T(s)=Vo/Iin=-4/(s+3).

That's why I thought a parallel addition of a capacitor was more likely to work.

#### Georacer

Joined Nov 25, 2009
5,182
Yes, I might have jumped to a conclusion too fast. But at any rate, taking one or two elements as resistors, the third one would end up as a complex impedance anyway.

#### panic mode

Joined Oct 10, 2011
1,877
as t_n_k suggested, i derived transfer function from scratch and got same result as he posted. transfer function posted with circuit is incorrect, derived one is correct:

T(s)=Vo/Iin= -(R2+R1)*R3/R2

next i tried to see if replacing any of resistors with capacitor would give desired form. it didn't work for any individual substitution, but when i added capacitor in parallel with R3, it turned out ok

replace R3 with (1/sC)*R3/(1/sC + R3)
which becomes (R3/sC)/[(1+sC*R3)/(sC)]
cancel sC in double fraction and result is
R3/(1+sC*R3)
now factor R3 in denominator and cancel it as well
we get
1/(sC + 1/R3)

plug that into above transfer function in place of R3 and you get

T(s)=Vo/Iin= -(R2+R1)*R3/R2

T(s)= -(1+R1/R2)/(sC+1/R3)

all it is left is pick proper values to get

-4/(s+3)

#### hgmjr

Joined Jan 28, 2005
9,029
Trip1,

Typically when the goal is to derive the T(s) of a circuit, I generally understand that to mean T(s) = Vout/Vin. I don't normally think of T(s) = Vout/Iin. Can you please confirm that you are being asked to provide T(s) = Vout/Iin and not T(s) = Vout/Vin.

hgmjr

#### panic mode

Joined Oct 10, 2011
1,877
transfer function is simply
output / input

where input and output can be anything.
in case of amplifier circuits you can have V/V, V/I, I/I and I/V
(although most of the times we are interested in V/V)

#### panic mode

Joined Oct 10, 2011
1,877
btw. while
T(s)= -(1+R1/R2)/(sC+1/R3)
does satisfy form
-4/(s+3)

it is not practical to use 1F capacitor.
but you can factor C in denominator and move (1/C) to numerator to get

T(s) = -[(1+R1/R2)/C] / [s + 1/(C*R3)]

then pick values using:
[(1+R1/R2)/C] = 4
[1/(C*R3)] = 3

#### hgmjr

Joined Jan 28, 2005
9,029
transfer function is simply
output / input

where input and output can be anything.
in case of amplifier circuits you can have V/V, V/I, I/I and I/V
(although most of the times we are interested in V/V)
This is true.

I just wanted to have trip1 confirm which one he actually wanted since he did not state it outright.

hgmjr

#### steveb

Joined Jul 3, 2008
2,436
Why do we go so far in helping people solve homework problems?
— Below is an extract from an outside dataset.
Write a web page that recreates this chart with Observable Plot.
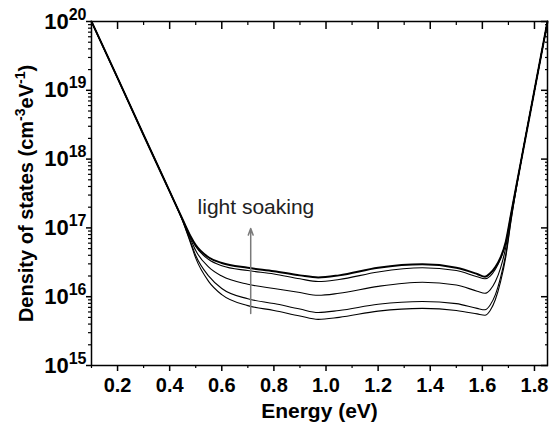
<!DOCTYPE html>
<html><head><meta charset="utf-8">
<script src="https://cdn.jsdelivr.net/npm/d3@7"></script>
<script src="https://cdn.jsdelivr.net/npm/@observablehq/plot@0.6"></script>
<style>html,body{margin:0;padding:0;background:#fff;}</style>
</head><body><div id="chart"></div>
<script>
// Energy grid (eV)
const energy = [0.10, 0.20, 0.30, 0.40, 0.45, 0.48, 0.50, 0.55, 0.60, 0.70, 0.80, 0.90, 0.97, 1.05, 1.20, 1.37, 1.50, 1.58, 1.61, 1.63, 1.65, 1.67, 1.69, 1.71, 1.75, 1.80, 1.85];
const logDos1 = [20.0, 19.18, 18.35, 17.53, 17.12, 16.88, 16.75, 16.57, 16.49, 16.42, 16.37, 16.31, 16.28, 16.31, 16.42, 16.47, 16.42, 16.33, 16.29, 16.34, 16.43, 16.57, 16.80, 17.20, 18.0, 19.0, 20.0];
const logDos2 = [20.0, 19.18, 18.35, 17.53, 17.12, 16.87, 16.73, 16.54, 16.45, 16.38, 16.33, 16.26, 16.22, 16.25, 16.36, 16.42, 16.38, 16.29, 16.26, 16.30, 16.40, 16.55, 16.79, 17.20, 18.0, 19.0, 20.0];
const logDos3 = [20.0, 19.18, 18.35, 17.53, 17.11, 16.84, 16.67, 16.43, 16.30, 16.18, 16.12, 16.06, 16.02, 16.05, 16.15, 16.21, 16.17, 16.08, 16.05, 16.10, 16.22, 16.42, 16.72, 17.18, 18.0, 19.0, 20.0];
const logDos4 = [20.0, 19.18, 18.35, 17.53, 17.10, 16.80, 16.60, 16.30, 16.12, 15.97, 15.90, 15.82, 15.77, 15.80, 15.89, 15.93, 15.90, 15.83, 15.81, 15.88, 16.03, 16.28, 16.62, 17.12, 18.0, 19.0, 20.0];
const logDos5 = [20.0, 19.18, 18.35, 17.53, 17.10, 16.78, 16.56, 16.22, 16.03, 15.87, 15.80, 15.72, 15.67, 15.70, 15.79, 15.83, 15.80, 15.75, 15.73, 15.80, 15.96, 16.22, 16.58, 17.10, 18.0, 19.0, 20.0];
const seriesLogs = [logDos1, logDos2, logDos3, logDos4, logDos5];
const seriesNames = ["s1", "s2", "s3", "s4", "s5"];

const xTicks = [0.2, 0.4, 0.6, 0.8, 1.0, 1.2, 1.4, 1.6, 1.8];
const xTickLabels = ["0.2", "0.4", "0.6", "0.8", "1.0", "1.2", "1.4", "1.6", "1.8"];
const xMinorTicks = [0.1, 0.3, 0.5, 0.7, 0.9, 1.1, 1.3, 1.5, 1.7];
const yTicks = [1e15, 1e16, 1e17, 1e18, 1e19, 1e20];
const yTickLabels = ["10^{15}", "10^{16}", "10^{17}", "10^{18}", "10^{19}", "10^{20}"];
const yMinorMantissas = [2, 3, 4, 5, 6, 7, 8, 9];
const yMinorTicks = yTicks.slice(0, -1).flatMap(d => yMinorMantissas.map(m => m * d));

const arrowData = [{x1: 0.711, y1: 5.7e15, x2: 0.711, y2: 9.8e16}];
const annotation = [{x: 0.731, y: 2.0e17, text: "light soaking"}];
const xLabel = "Energy (eV)";
const yLabel = "Density of states (cm^{-3}eV^{-1})";

const rows = seriesLogs.flatMap((logs, i) => energy.map((e, j) => ({series: seriesNames[i], energy: e, dos: Math.pow(10, logs[j])})));
const topRows = rows.filter(d => d.series === "s1");
const otherRows = rows.filter(d => d.series !== "s1");

const lookup = (ticks, labels) => d => {
  const k = ticks.findIndex(t => Math.abs(t - d) <= Math.abs(d) * 1e-9);
  return k >= 0 ? labels[k] : "";
};

const svg = Plot.plot({
  width: 550, height: 427,
  marginLeft: 91, marginRight: 3, marginTop: 21, marginBottom: 62,
  style: {fontFamily: "'Liberation Sans', Arial, sans-serif", fontSize: "20px", fontWeight: "bold", color: "black", background: "white"},
  x: {domain: [0.1, 1.85], label: null},
  y: {type: "log", domain: [1e15, 1e20], label: null},
  marks: [
    Plot.line(otherRows, {x: "energy", y: "dos", z: "series", stroke: "black", strokeWidth: 1.1, curve: "monotone-x"}),
    Plot.line(topRows, {x: "energy", y: "dos", stroke: "black", strokeWidth: 2, curve: "monotone-x"}),
    Plot.arrow(arrowData, {x1: "x1", y1: "y1", x2: "x2", y2: "y2", stroke: "#7a7a7a", strokeWidth: 1.5, headLength: 7, headAngle: 40}),
    Plot.text(annotation, {x: "x", y: "y", text: "text", fontSize: 21, fontWeight: "normal", fill: "#222"}),
    Plot.axisX({ticks: xTicks, tickSize: 6, tickPadding: 6, tickFormat: lookup(xTicks, xTickLabels), label: null, strokeWidth: 1.5, fontSize: 20}),
    Plot.axisX({ticks: xMinorTicks, tickSize: 3, tickFormat: () => "", label: null, strokeWidth: 1.2}),
    Plot.axisX({anchor: "top", ticks: xTicks, tickSize: -7, tickFormat: () => "", label: null, strokeWidth: 1.5}),
    Plot.axisX({anchor: "top", ticks: xMinorTicks, tickSize: -3, tickFormat: () => "", label: null, strokeWidth: 1.2}),
    Plot.axisY({ticks: yTicks, tickSize: 5, tickPadding: 0, tickFormat: lookup(yTicks, yTickLabels), label: null, strokeWidth: 1.5, fontSize: 22}),
    Plot.axisY({ticks: yMinorTicks, tickSize: 3, tickFormat: () => "", label: null, strokeWidth: 1.2}),
    Plot.axisY({anchor: "right", ticks: yTicks, tickSize: -7, tickFormat: () => "", label: null, strokeWidth: 1.5}),
    Plot.axisY({anchor: "right", ticks: yMinorTicks, tickSize: -3, tickFormat: () => "", label: null, strokeWidth: 1.2}),
    Plot.text([xLabel], {frameAnchor: "bottom", text: d => d, dy: 38, lineAnchor: "top", textAnchor: "middle", fontSize: 21, fontWeight: "bold"}),
    Plot.text([yLabel], {frameAnchor: "left", text: d => d, dx: -65, rotate: -90, textAnchor: "middle", lineAnchor: "middle", fontSize: 20, fontWeight: "bold"}),
    Plot.frame({stroke: "black", strokeWidth: 1.5})
  ]
});

// Turn "^{...}" markup into real superscript tspans
function applySup(el, supSize, shift) {
  const s = el.textContent;
  if (!s.includes("^{")) return;
  const parts = s.split(/(\^\{[^}]*\})/).filter(p => p.length);
  while (el.firstChild) el.removeChild(el.firstChild);
  let raised = false;
  for (const p of parts) {
    const t = document.createElementNS("http://www.w3.org/2000/svg", "tspan");
    if (p.startsWith("^{")) {
      t.textContent = p.slice(2, -1);
      t.setAttribute("font-size", supSize + "px");
      if (!raised) { t.setAttribute("dy", -shift); raised = true; }
    } else {
      t.textContent = p;
      if (raised) { t.setAttribute("dy", shift); raised = false; }
    }
    el.appendChild(t);
  }
}
svg.querySelectorAll("text").forEach(el => {
  if (el.textContent.startsWith("10^")) applySup(el, 16, 9);
  else applySup(el, 14, 8);
});
document.getElementById("chart").appendChild(svg);
</script>
</body></html>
The OP has not even responded whether the hints and suggestions are useful or not, and we keep giving more and more and more information.
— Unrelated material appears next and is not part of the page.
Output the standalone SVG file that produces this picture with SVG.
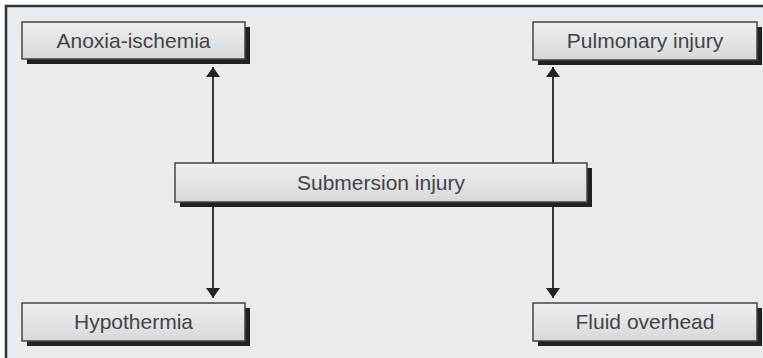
<svg xmlns="http://www.w3.org/2000/svg" width="763" height="358" viewBox="0 0 763 358">
<defs>
<linearGradient id="g" x1="0" y1="0" x2="0" y2="1">
<stop offset="0" stop-color="#eceeef"/>
<stop offset="1" stop-color="#d6d8da"/>
</linearGradient>
<marker id="ah" viewBox="0 0 10 14" refX="10" refY="7" markerWidth="10" markerHeight="14" markerUnits="userSpaceOnUse" orient="auto">
<path d="M0,0 L10,7 L0,14 Z" fill="#222"/>
</marker>
<style>
.sh{fill:#222}
.bx{fill:url(#g);stroke:#444;stroke-width:1.5}
.t{font-family:"Liberation Sans",Arial,sans-serif;font-size:21px;fill:#444;text-anchor:middle}
.c{stroke:#222;stroke-width:1.8;fill:none;marker-end:url(#ah)}
</style>
</defs>
<rect x="0" y="0" width="763" height="358" fill="#fff"/>
<rect x="6" y="6" width="770" height="370" fill="#e9ecef" stroke="#333" stroke-width="2.5"/>
<g id="connectors">
<line class="c" x1="213" y1="163" x2="213" y2="67"/>
<line class="c" x1="553" y1="163" x2="553" y2="67"/>
<line class="c" x1="213" y1="202" x2="213" y2="298"/>
<line class="c" x1="553" y1="202" x2="553" y2="298"/>
</g>
<g id="submersion">
<rect class="sh" x="180" y="168" width="412" height="39"/>
<rect class="bx" x="175" y="163" width="412" height="39"/>
<text class="t" x="381" y="190">Submersion injury</text>
</g>
<g id="anoxia">
<rect class="sh" x="27" y="27" width="223" height="37"/>
<rect class="bx" x="22" y="22" width="223" height="37"/>
<text class="t" x="133.5" y="48">Anoxia-ischemia</text>
</g>
<g id="pulmonary">
<rect class="sh" x="538" y="27" width="224" height="38"/>
<rect class="bx" x="533" y="22" width="224" height="38"/>
<text class="t" x="645" y="48">Pulmonary injury</text>
</g>
<g id="hypothermia">
<rect class="sh" x="27" y="308" width="223" height="38"/>
<rect class="bx" x="22" y="303" width="223" height="38"/>
<text class="t" x="133.5" y="329">Hypothermia</text>
</g>
<g id="fluid">
<rect class="sh" x="538" y="308" width="224" height="38"/>
<rect class="bx" x="533" y="303" width="224" height="38"/>
<text class="t" x="645" y="329">Fluid overhead</text>
</g>
</svg>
Why is this? It seems to me to be against the spirit of the homework forum rules.

I can understand giving hints, and then giving clarifications to hints if we think we might have not been clear and might cause more confusion, but at some point we need to wait for a response to know if the hints are sufficient. Also, at some point the OP needs to show some work.

I see many examples of this kind of thing. I generally ignore it, but occasionally I feel a need mention something.

#### hgmjr

Joined Jan 28, 2005
9,029
Valid point steveb. Our newer members are not that familiar with our preference here at AAC to provide guidance and hints to the homework questions posed rather than providing outright answers.
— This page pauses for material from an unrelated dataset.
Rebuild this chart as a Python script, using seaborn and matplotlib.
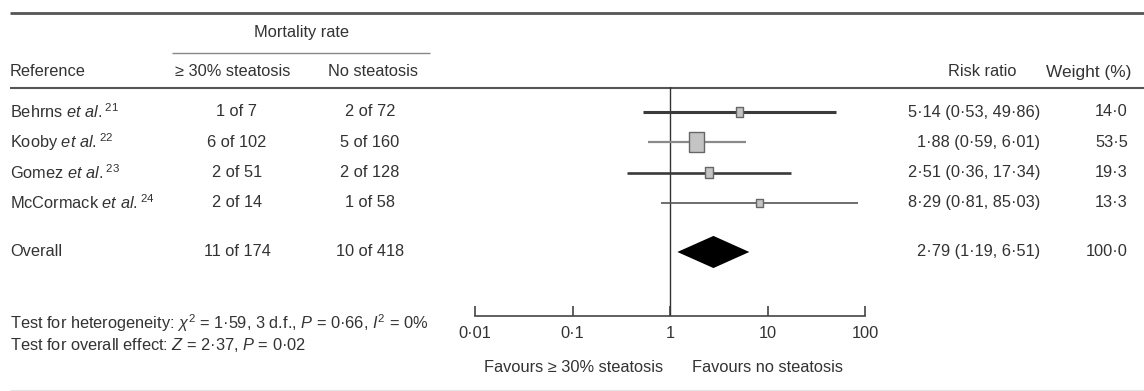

At least that is the general rule.

hgmjr

#### t_n_k

Joined Mar 6, 2009
5,455
It certainly is interesting how we go to exceptional lengths to help people here. Judging by the comments one gets about the behavior of some members of other forums the lazy / impatient (etc.) posters would simply be abused or ignored.

I agree we probably do too much - particularly in the homework forum. What irks me particularly are folk who are too lazy to say "thanks" - even if it is just a matter of the single click thank-you.

Fortunately people are generally appreciative.

These days if the the OP doesn't come back to the discussion I lose interest very quickly unless there's a broader issue to resolve.

I guess also there is some value in providing input for those people other than the OP who might view the thread & find something that helps their understanding. There are a lot of observers ..... if the 'views' information is anything to go by.